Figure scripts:
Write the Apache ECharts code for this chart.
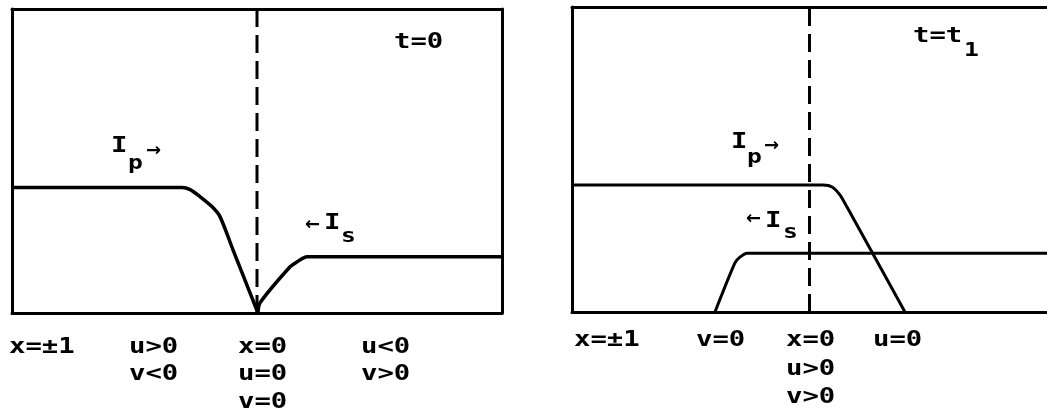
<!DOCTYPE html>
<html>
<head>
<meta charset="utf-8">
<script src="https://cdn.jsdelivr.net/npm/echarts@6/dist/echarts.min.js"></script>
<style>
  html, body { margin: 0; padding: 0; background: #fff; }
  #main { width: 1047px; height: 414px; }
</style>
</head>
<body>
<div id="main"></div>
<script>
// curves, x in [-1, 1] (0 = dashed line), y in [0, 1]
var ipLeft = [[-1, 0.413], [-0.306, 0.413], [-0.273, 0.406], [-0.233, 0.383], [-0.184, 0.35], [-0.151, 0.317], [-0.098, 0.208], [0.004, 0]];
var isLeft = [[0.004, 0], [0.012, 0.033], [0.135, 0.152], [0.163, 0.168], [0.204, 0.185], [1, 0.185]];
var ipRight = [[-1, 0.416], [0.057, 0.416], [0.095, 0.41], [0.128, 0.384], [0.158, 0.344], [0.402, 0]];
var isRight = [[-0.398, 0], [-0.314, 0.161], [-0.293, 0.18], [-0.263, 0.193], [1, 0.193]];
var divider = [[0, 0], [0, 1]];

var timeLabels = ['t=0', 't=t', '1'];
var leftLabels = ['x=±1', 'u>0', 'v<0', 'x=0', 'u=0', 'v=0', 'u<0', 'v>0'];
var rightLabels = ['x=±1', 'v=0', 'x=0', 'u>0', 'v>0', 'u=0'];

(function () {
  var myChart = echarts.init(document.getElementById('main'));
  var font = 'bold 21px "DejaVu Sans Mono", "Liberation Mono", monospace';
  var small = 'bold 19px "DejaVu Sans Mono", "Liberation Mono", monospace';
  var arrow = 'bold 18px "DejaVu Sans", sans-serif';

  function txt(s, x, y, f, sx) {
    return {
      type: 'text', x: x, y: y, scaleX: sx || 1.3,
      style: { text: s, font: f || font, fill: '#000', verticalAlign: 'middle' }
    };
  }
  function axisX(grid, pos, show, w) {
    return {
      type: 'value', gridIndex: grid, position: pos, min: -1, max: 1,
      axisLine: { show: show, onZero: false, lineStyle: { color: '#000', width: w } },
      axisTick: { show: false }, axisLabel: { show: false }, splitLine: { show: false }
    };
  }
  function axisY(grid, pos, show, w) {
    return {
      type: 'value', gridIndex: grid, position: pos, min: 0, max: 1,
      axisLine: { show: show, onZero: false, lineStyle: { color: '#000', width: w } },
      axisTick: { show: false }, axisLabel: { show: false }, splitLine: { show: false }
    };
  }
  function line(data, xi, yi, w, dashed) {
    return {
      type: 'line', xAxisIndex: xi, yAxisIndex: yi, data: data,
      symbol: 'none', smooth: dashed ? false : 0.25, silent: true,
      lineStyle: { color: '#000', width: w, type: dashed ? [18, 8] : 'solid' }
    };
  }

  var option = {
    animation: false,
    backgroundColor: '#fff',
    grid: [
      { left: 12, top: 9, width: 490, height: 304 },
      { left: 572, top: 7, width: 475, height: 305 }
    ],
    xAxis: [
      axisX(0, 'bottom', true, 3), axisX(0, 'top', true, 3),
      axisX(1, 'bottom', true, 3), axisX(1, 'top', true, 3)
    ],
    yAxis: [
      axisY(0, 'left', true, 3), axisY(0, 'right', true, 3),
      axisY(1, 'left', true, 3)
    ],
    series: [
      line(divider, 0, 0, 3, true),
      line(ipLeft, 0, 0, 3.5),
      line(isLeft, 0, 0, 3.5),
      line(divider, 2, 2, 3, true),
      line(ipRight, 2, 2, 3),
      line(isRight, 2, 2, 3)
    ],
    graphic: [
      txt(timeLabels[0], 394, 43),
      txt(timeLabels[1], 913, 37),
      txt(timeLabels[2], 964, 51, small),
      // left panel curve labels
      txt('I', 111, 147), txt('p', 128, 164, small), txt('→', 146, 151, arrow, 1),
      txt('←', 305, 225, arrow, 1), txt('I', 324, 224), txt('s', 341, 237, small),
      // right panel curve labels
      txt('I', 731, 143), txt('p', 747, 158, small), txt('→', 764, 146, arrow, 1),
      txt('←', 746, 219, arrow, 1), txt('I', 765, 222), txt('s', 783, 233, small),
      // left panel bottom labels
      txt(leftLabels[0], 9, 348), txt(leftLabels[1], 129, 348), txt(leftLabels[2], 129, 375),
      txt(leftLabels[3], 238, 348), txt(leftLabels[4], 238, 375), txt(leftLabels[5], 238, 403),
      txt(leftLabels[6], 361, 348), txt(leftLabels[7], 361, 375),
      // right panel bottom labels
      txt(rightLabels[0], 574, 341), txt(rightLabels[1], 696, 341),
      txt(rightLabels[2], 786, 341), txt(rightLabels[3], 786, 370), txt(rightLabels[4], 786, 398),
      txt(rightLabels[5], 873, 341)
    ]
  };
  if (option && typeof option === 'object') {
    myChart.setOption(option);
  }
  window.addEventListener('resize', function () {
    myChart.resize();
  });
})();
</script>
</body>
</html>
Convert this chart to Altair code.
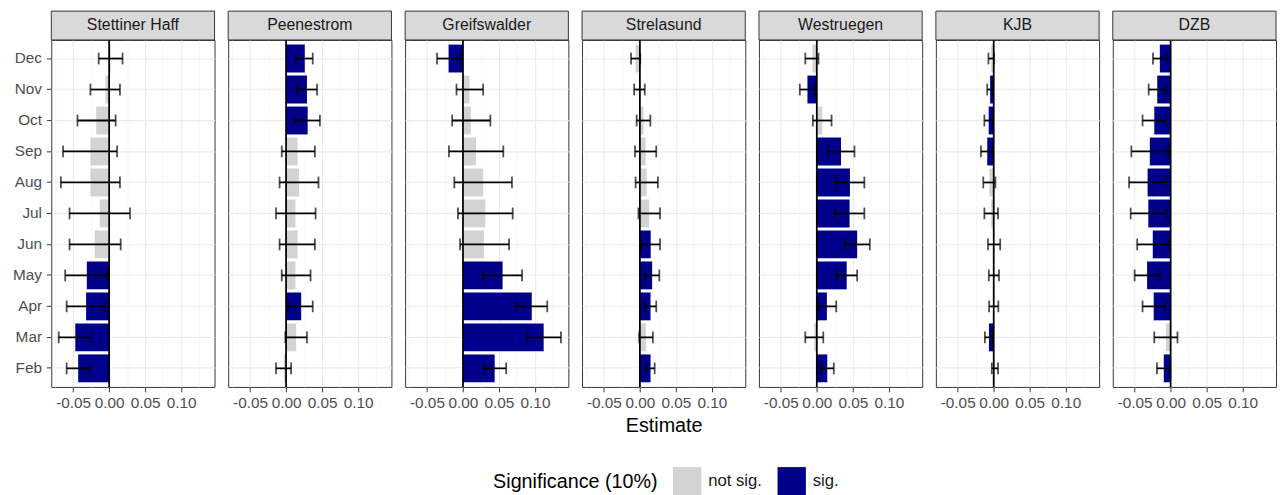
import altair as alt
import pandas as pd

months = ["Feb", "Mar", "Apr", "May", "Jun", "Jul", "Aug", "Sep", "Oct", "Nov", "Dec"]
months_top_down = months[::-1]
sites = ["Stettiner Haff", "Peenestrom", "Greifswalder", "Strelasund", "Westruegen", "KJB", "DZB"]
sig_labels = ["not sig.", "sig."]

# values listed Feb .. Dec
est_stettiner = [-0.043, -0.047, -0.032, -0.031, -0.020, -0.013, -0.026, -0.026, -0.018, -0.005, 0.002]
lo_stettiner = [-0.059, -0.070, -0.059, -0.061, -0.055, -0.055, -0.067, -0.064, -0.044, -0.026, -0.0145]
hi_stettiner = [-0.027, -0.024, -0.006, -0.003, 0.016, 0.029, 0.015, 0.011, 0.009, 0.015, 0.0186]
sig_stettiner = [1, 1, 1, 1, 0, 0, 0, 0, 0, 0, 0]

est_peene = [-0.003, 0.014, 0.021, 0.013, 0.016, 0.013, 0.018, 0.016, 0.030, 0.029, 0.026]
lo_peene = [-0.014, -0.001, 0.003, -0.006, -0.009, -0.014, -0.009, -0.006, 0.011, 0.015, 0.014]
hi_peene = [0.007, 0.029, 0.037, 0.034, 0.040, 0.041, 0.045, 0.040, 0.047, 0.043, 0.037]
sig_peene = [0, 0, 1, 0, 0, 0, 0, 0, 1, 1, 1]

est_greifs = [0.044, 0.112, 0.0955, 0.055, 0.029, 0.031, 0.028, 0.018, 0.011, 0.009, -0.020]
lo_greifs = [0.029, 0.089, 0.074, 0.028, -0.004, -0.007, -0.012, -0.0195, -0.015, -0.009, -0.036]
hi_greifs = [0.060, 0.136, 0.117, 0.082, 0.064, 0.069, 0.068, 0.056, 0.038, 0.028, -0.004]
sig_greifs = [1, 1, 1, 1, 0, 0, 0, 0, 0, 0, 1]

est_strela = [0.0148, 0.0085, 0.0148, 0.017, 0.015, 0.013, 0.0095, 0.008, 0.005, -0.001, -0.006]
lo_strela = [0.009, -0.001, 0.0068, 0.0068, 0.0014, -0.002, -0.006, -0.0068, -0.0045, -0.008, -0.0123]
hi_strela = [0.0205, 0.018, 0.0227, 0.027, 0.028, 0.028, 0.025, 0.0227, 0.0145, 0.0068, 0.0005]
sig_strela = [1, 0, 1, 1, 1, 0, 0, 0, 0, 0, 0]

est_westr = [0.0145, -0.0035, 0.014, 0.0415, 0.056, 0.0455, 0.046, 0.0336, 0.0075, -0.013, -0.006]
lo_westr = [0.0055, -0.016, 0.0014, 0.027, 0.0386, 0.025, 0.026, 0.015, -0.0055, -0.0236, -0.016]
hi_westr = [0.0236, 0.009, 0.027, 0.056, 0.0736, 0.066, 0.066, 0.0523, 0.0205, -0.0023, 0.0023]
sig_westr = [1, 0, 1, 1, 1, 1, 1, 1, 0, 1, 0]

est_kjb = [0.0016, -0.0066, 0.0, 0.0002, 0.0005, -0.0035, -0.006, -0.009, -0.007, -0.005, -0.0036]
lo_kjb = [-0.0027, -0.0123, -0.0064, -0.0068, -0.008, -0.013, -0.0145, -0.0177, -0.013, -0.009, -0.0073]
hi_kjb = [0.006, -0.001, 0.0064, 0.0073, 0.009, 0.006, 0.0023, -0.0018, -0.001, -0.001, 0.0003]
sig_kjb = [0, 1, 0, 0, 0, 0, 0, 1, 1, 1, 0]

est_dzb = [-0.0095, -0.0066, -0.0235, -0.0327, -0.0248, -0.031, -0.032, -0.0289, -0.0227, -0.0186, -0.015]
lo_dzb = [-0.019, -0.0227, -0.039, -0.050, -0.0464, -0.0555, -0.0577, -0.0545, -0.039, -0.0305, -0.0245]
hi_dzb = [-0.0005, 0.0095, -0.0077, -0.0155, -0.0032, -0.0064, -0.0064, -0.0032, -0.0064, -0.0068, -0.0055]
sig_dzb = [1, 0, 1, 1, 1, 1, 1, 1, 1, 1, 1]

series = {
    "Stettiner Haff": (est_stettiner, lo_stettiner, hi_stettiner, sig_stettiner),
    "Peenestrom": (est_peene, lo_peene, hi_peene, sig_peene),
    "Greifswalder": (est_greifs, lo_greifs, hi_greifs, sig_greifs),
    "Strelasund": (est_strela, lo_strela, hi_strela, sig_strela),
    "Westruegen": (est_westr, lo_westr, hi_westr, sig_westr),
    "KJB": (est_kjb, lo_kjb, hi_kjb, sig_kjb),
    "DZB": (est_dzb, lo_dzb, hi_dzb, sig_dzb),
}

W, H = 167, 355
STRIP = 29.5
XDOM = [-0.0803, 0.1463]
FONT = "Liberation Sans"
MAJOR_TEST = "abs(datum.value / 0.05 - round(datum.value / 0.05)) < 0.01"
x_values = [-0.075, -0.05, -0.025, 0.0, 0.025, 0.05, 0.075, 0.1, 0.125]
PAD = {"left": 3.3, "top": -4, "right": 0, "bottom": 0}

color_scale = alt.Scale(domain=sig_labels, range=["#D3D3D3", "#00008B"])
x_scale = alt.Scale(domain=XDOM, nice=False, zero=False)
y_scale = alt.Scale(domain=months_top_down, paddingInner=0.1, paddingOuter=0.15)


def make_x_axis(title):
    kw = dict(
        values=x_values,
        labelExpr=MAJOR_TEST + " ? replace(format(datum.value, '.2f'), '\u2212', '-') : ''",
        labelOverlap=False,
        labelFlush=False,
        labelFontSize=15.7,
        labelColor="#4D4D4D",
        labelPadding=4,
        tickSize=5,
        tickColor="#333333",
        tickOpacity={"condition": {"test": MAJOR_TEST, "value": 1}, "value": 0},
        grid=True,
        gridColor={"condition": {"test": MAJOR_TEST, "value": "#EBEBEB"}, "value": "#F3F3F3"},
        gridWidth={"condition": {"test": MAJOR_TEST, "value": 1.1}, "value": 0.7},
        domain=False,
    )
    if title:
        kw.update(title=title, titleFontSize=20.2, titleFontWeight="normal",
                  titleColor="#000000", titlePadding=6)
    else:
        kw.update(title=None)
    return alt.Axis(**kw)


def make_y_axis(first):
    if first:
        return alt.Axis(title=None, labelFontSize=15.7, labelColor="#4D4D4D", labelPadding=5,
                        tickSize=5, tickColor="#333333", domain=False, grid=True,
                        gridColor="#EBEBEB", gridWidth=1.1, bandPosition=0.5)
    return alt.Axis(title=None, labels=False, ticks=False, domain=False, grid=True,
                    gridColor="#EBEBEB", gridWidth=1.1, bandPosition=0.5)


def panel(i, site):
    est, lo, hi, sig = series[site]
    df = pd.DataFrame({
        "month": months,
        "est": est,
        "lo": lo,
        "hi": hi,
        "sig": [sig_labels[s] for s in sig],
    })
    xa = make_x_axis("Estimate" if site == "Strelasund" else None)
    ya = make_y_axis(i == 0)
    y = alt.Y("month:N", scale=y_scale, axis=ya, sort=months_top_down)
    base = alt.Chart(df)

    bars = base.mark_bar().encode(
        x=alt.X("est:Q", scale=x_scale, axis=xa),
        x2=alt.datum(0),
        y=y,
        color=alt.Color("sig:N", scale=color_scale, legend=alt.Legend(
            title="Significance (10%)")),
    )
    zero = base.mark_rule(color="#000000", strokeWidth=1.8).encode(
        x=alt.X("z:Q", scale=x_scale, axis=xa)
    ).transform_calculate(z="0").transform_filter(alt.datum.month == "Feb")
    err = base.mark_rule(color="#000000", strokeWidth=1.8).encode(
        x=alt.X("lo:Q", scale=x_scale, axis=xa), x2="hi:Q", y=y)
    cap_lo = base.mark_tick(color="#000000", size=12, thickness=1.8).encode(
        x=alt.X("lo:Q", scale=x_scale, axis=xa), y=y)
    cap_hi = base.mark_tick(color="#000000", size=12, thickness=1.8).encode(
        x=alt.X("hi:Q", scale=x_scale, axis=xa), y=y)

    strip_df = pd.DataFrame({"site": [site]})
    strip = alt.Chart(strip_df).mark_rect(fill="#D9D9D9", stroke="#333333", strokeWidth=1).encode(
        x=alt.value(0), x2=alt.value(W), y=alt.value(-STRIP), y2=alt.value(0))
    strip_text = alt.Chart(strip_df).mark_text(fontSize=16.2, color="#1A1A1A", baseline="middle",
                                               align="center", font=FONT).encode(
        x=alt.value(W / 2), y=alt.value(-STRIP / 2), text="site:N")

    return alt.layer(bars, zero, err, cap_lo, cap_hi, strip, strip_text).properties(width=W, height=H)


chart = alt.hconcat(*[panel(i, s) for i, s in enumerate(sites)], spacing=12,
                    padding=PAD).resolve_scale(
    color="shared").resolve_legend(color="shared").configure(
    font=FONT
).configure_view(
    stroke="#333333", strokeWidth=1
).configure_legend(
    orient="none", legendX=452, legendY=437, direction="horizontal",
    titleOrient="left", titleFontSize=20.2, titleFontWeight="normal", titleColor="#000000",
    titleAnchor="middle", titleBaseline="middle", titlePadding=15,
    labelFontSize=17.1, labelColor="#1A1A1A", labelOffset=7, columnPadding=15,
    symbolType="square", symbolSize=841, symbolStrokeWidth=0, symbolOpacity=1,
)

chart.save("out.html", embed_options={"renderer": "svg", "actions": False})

**INSTRUCTIONS FOR THE TASK**.
Pick out all lines from the data above in which the word "this" appears.

**SOLUTION**.
Write the Apache ECharts code for this chart.
Convert this chart to Altair code.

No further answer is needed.